Data lines:
————————
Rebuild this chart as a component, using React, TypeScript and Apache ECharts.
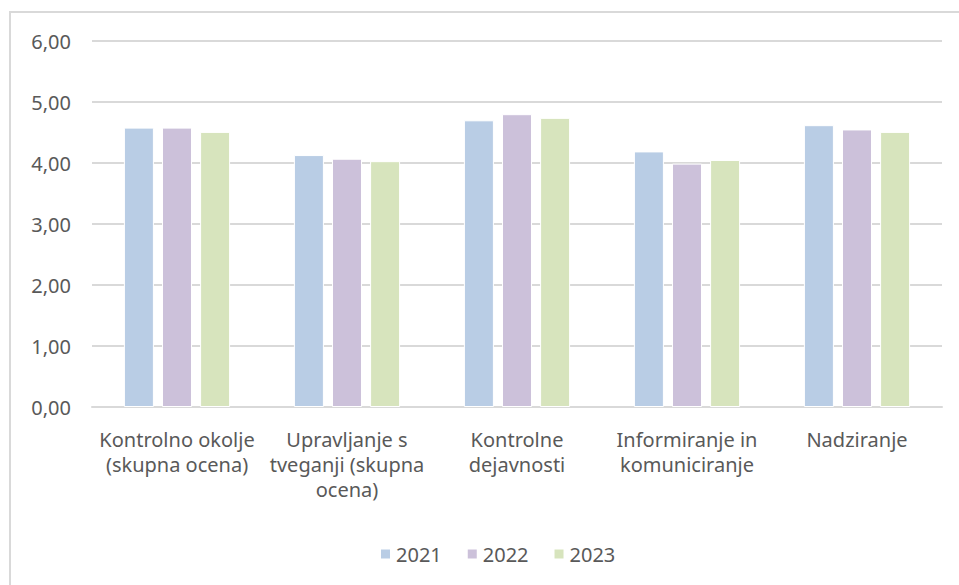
import React, { useEffect, useRef } from "react";
import * as echarts from "echarts";

const categories = [
  "Kontrolno okolje\n(skupna ocena)",
  "Upravljanje s\ntveganji (skupna\nocena)",
  "Kontrolne\ndejavnosti",
  "Informiranje in\nkomuniciranje",
  "Nadziranje",
];
const years = ["2021", "2022", "2023"];
const values2021 = [4.58, 4.13, 4.7, 4.19, 4.62];
const values2022 = [4.58, 4.07, 4.8, 3.99, 4.55];
const values2023 = [4.51, 4.03, 4.74, 4.05, 4.51];
const colors = ["#B9CDE5", "#CCC1DA", "#D7E4BD"];

export default function App() {
  const ref = useRef<HTMLDivElement>(null);
  useEffect(() => {
    if (!ref.current) return;
    const chart = echarts.init(ref.current, null, { renderer: "svg" });
    const font = "'Noto Sans', sans-serif";
    const series = [values2021, values2022, values2023].map((d, i) => ({
      name: years[i],
      type: "bar",
      data: d,
      barWidth: 30,
      barGap: "27%",
      itemStyle: { color: colors[i], borderColor: "#ffffff", borderWidth: 1 },
    }));
    chart.setOption({
      animation: false,
      graphic: [
        {
          type: "rect",
          shape: { x: 10, y: 12, width: 1000, height: 700 },
          style: { fill: "none", stroke: "#D9D9D9", lineWidth: 2 },
          silent: true,
          z: -1,
        },
      ],
      grid: { left: 92, right: 17, top: 41, bottom: 178, containLabel: false },
      xAxis: {
        type: "category",
        data: categories,
        axisLine: { show: true, lineStyle: { color: "#D9D9D9", width: 2 } },
        axisTick: { show: false },
        axisLabel: {
          interval: 0,
          color: "#595959",
          fontFamily: font,
          fontSize: 20,
          lineHeight: 25,
          margin: 20,
        },
      },
      yAxis: {
        type: "value",
        min: 0,
        max: 6,
        interval: 1,
        axisLine: { show: false },
        axisTick: { show: false },
        splitLine: { lineStyle: { color: "#D9D9D9", width: 2 } },
        axisLabel: {
          color: "#595959",
          fontFamily: font,
          fontSize: 20,
          margin: 21,
          formatter: (v: number) => v.toFixed(2).replace(".", ","),
        },
      },
      legend: {
        data: years,
        top: 539,
        left: 374,
        itemWidth: 11,
        itemHeight: 11,
        itemGap: 24,
        icon: "rect",
        textStyle: { color: "#595959", fontFamily: font, fontSize: 20 },
      },
      series,
    });
    return () => chart.dispose();
  }, []);
  return (
    <div
      ref={ref}
      style={{ position: "absolute", left: 0, top: 0, width: 959, height: 585, background: "#fff" }}
    />
  );
}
————————
Exercise:
Give back exactly the lines from the first line of the data through the line with "import * as", pictures excluded.

Output of the task:
Rebuild this chart as a component, using React, TypeScript and Apache ECharts.
import React, { useEffect, useRef } from "react";
import * as echarts from "echarts";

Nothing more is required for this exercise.